_DATASET SECTION_
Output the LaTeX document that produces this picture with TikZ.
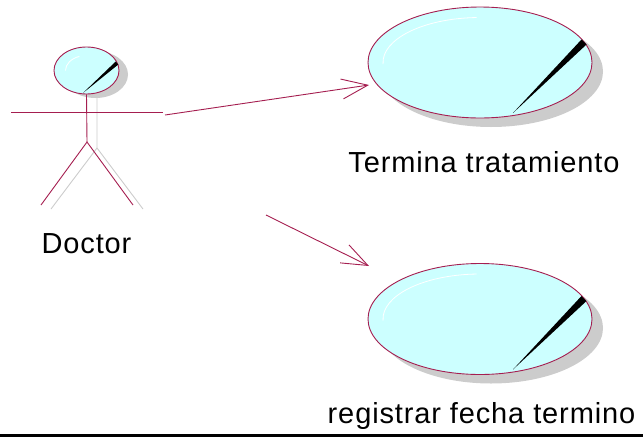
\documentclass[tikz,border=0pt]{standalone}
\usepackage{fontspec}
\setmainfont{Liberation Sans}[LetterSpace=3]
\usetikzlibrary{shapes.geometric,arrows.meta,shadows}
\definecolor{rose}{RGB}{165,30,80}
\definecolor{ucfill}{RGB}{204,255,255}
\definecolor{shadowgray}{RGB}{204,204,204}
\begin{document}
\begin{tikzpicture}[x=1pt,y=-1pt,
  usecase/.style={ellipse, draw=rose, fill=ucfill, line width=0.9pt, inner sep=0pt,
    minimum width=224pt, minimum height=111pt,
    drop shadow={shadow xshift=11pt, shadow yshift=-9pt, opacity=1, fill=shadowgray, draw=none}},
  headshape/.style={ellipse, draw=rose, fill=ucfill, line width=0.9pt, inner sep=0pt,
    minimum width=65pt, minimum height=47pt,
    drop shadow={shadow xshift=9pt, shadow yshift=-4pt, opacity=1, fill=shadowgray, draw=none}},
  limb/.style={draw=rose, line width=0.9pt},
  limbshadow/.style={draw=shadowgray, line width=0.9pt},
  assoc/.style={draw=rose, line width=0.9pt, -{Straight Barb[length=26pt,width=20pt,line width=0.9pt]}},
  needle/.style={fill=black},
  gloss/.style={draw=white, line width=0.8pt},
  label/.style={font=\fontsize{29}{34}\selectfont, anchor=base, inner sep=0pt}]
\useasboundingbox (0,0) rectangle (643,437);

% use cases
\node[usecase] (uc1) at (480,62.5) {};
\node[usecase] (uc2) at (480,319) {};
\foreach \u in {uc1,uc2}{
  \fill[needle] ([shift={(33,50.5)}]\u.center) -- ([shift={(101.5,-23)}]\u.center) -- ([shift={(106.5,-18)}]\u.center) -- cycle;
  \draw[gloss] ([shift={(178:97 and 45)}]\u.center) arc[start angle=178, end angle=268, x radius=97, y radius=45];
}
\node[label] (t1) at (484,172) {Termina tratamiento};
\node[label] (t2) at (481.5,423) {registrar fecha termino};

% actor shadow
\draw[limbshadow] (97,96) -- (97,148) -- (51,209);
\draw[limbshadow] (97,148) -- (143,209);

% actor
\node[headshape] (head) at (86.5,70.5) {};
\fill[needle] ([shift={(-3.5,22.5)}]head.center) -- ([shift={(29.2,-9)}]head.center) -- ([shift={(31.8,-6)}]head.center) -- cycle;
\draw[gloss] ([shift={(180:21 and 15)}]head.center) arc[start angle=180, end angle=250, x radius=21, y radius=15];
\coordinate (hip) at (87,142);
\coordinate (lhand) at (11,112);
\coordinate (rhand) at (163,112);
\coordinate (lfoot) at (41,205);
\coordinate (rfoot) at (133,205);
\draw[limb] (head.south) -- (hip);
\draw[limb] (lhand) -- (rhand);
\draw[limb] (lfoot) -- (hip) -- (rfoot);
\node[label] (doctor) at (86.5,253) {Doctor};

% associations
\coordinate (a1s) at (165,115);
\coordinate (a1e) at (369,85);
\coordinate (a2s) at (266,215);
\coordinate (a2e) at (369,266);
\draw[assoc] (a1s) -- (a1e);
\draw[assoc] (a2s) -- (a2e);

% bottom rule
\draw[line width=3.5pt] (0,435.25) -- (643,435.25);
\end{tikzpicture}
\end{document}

_JOB_
Quote the full listing above word for word; exclude every picture from the copy.

_TASK SOLUTION_
Output the LaTeX document that produces this picture with TikZ.
\documentclass[tikz,border=0pt]{standalone}
\usepackage{fontspec}
\setmainfont{Liberation Sans}[LetterSpace=3]
\usetikzlibrary{shapes.geometric,arrows.meta,shadows}
\definecolor{rose}{RGB}{165,30,80}
\definecolor{ucfill}{RGB}{204,255,255}
\definecolor{shadowgray}{RGB}{204,204,204}
\begin{document}
\begin{tikzpicture}[x=1pt,y=-1pt,
  usecase/.style={ellipse, draw=rose, fill=ucfill, line width=0.9pt, inner sep=0pt,
    minimum width=224pt, minimum height=111pt,
    drop shadow={shadow xshift=11pt, shadow yshift=-9pt, opacity=1, fill=shadowgray, draw=none}},
  headshape/.style={ellipse, draw=rose, fill=ucfill, line width=0.9pt, inner sep=0pt,
    minimum width=65pt, minimum height=47pt,
    drop shadow={shadow xshift=9pt, shadow yshift=-4pt, opacity=1, fill=shadowgray, draw=none}},
  limb/.style={draw=rose, line width=0.9pt},
  limbshadow/.style={draw=shadowgray, line width=0.9pt},
  assoc/.style={draw=rose, line width=0.9pt, -{Straight Barb[length=26pt,width=20pt,line width=0.9pt]}},
  needle/.style={fill=black},
  gloss/.style={draw=white, line width=0.8pt},
  label/.style={font=\fontsize{29}{34}\selectfont, anchor=base, inner sep=0pt}]
\useasboundingbox (0,0) rectangle (643,437);

% use cases
\node[usecase] (uc1) at (480,62.5) {};
\node[usecase] (uc2) at (480,319) {};
\foreach \u in {uc1,uc2}{
  \fill[needle] ([shift={(33,50.5)}]\u.center) -- ([shift={(101.5,-23)}]\u.center) -- ([shift={(106.5,-18)}]\u.center) -- cycle;
  \draw[gloss] ([shift={(178:97 and 45)}]\u.center) arc[start angle=178, end angle=268, x radius=97, y radius=45];
}
\node[label] (t1) at (484,172) {Termina tratamiento};
\node[label] (t2) at (481.5,423) {registrar fecha termino};

% actor shadow
\draw[limbshadow] (97,96) -- (97,148) -- (51,209);
\draw[limbshadow] (97,148) -- (143,209);

% actor
\node[headshape] (head) at (86.5,70.5) {};
\fill[needle] ([shift={(-3.5,22.5)}]head.center) -- ([shift={(29.2,-9)}]head.center) -- ([shift={(31.8,-6)}]head.center) -- cycle;
\draw[gloss] ([shift={(180:21 and 15)}]head.center) arc[start angle=180, end angle=250, x radius=21, y radius=15];
\coordinate (hip) at (87,142);
\coordinate (lhand) at (11,112);
\coordinate (rhand) at (163,112);
\coordinate (lfoot) at (41,205);
\coordinate (rfoot) at (133,205);
\draw[limb] (head.south) -- (hip);
\draw[limb] (lhand) -- (rhand);
\draw[limb] (lfoot) -- (hip) -- (rfoot);
\node[label] (doctor) at (86.5,253) {Doctor};

% associations
\coordinate (a1s) at (165,115);
\coordinate (a1e) at (369,85);
\coordinate (a2s) at (266,215);
\coordinate (a2e) at (369,266);
\draw[assoc] (a1s) -- (a1e);
\draw[assoc] (a2s) -- (a2e);

% bottom rule
\draw[line width=3.5pt] (0,435.25) -- (643,435.25);
\end{tikzpicture}
\end{document}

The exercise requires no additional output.